▸ **Task data**:
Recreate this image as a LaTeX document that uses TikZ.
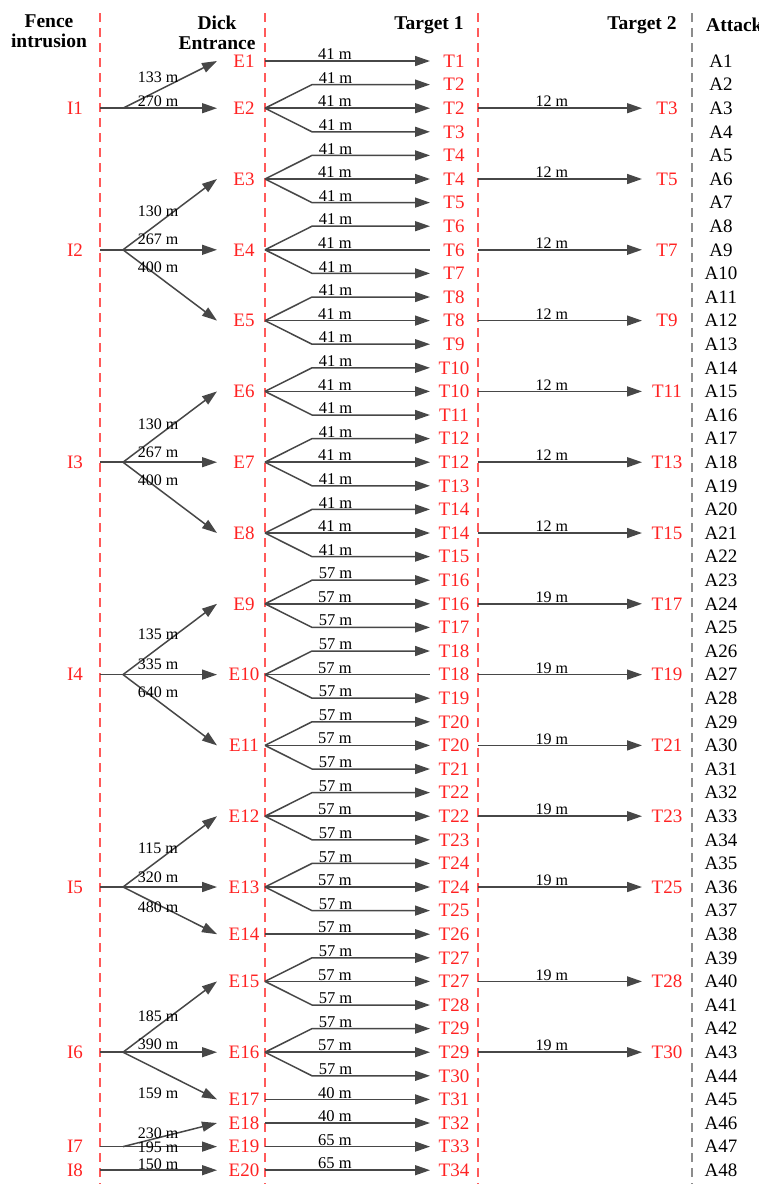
---
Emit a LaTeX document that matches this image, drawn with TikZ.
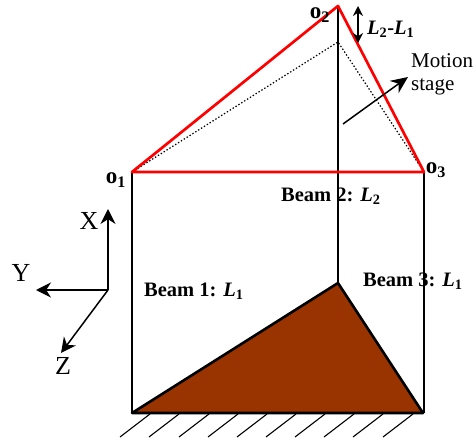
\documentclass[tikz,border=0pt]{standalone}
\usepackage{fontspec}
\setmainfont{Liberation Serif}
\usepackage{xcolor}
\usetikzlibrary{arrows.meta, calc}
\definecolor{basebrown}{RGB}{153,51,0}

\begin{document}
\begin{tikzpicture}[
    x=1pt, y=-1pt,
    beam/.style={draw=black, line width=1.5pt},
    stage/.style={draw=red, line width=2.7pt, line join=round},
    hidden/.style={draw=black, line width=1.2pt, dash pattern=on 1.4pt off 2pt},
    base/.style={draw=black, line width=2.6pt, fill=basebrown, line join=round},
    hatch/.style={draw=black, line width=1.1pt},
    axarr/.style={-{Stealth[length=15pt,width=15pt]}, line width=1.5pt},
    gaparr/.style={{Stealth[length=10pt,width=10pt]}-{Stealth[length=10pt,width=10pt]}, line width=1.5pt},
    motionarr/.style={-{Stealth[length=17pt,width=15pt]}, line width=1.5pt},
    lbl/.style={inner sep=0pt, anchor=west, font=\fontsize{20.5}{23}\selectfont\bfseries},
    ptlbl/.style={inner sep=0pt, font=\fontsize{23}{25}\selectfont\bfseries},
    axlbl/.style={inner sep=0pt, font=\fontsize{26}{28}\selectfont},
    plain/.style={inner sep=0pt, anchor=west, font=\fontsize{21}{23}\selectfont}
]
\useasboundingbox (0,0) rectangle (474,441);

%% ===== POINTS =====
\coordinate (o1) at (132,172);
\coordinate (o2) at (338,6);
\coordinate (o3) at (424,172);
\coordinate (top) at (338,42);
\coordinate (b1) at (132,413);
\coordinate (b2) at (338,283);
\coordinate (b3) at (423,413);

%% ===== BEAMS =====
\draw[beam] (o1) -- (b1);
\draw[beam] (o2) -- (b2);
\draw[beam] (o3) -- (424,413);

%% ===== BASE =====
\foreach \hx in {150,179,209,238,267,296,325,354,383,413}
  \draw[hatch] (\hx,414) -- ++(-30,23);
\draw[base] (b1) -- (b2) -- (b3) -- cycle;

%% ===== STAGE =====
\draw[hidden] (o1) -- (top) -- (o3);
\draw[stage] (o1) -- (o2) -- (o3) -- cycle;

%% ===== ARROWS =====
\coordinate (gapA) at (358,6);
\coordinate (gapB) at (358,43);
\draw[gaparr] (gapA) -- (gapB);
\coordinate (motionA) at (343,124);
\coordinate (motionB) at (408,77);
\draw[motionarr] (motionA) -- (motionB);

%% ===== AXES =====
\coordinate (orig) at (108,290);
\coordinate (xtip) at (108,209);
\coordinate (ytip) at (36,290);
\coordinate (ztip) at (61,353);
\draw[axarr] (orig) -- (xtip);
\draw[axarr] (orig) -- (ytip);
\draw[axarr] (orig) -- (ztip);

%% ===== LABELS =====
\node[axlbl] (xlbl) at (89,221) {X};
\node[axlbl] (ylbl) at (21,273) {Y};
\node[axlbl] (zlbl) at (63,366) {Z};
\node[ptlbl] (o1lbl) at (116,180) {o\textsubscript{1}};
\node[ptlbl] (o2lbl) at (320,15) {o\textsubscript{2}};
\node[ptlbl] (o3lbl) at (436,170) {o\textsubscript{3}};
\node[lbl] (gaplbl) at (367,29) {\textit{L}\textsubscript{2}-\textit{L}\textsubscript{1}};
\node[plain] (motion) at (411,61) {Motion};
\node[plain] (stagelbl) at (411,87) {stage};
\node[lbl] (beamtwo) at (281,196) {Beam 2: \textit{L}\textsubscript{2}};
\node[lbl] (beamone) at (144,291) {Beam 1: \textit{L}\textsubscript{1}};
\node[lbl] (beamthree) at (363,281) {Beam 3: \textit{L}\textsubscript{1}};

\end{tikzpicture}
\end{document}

▸ **Problem requirements**: Above are some records; extract exactly the lines from the one containing "Emit a LaTeX" through the one containing "(motionA) -- (motionB);" and drop the pictures.

▸ **Correct output**:
Emit a LaTeX document that matches this image, drawn with TikZ.
\documentclass[tikz,border=0pt]{standalone}
\usepackage{fontspec}
\setmainfont{Liberation Serif}
\usepackage{xcolor}
\usetikzlibrary{arrows.meta, calc}
\definecolor{basebrown}{RGB}{153,51,0}

\begin{document}
\begin{tikzpicture}[
    x=1pt, y=-1pt,
    beam/.style={draw=black, line width=1.5pt},
    stage/.style={draw=red, line width=2.7pt, line join=round},
    hidden/.style={draw=black, line width=1.2pt, dash pattern=on 1.4pt off 2pt},
    base/.style={draw=black, line width=2.6pt, fill=basebrown, line join=round},
    hatch/.style={draw=black, line width=1.1pt},
    axarr/.style={-{Stealth[length=15pt,width=15pt]}, line width=1.5pt},
    gaparr/.style={{Stealth[length=10pt,width=10pt]}-{Stealth[length=10pt,width=10pt]}, line width=1.5pt},
    motionarr/.style={-{Stealth[length=17pt,width=15pt]}, line width=1.5pt},
    lbl/.style={inner sep=0pt, anchor=west, font=\fontsize{20.5}{23}\selectfont\bfseries},
    ptlbl/.style={inner sep=0pt, font=\fontsize{23}{25}\selectfont\bfseries},
    axlbl/.style={inner sep=0pt, font=\fontsize{26}{28}\selectfont},
    plain/.style={inner sep=0pt, anchor=west, font=\fontsize{21}{23}\selectfont}
]
\useasboundingbox (0,0) rectangle (474,441);

%% ===== POINTS =====
\coordinate (o1) at (132,172);
\coordinate (o2) at (338,6);
\coordinate (o3) at (424,172);
\coordinate (top) at (338,42);
\coordinate (b1) at (132,413);
\coordinate (b2) at (338,283);
\coordinate (b3) at (423,413);

%% ===== BEAMS =====
\draw[beam] (o1) -- (b1);
\draw[beam] (o2) -- (b2);
\draw[beam] (o3) -- (424,413);

%% ===== BASE =====
\foreach \hx in {150,179,209,238,267,296,325,354,383,413}
  \draw[hatch] (\hx,414) -- ++(-30,23);
\draw[base] (b1) -- (b2) -- (b3) -- cycle;

%% ===== STAGE =====
\draw[hidden] (o1) -- (top) -- (o3);
\draw[stage] (o1) -- (o2) -- (o3) -- cycle;

%% ===== ARROWS =====
\coordinate (gapA) at (358,6);
\coordinate (gapB) at (358,43);
\draw[gaparr] (gapA) -- (gapB);
\coordinate (motionA) at (343,124);
\coordinate (motionB) at (408,77);
\draw[motionarr] (motionA) -- (motionB);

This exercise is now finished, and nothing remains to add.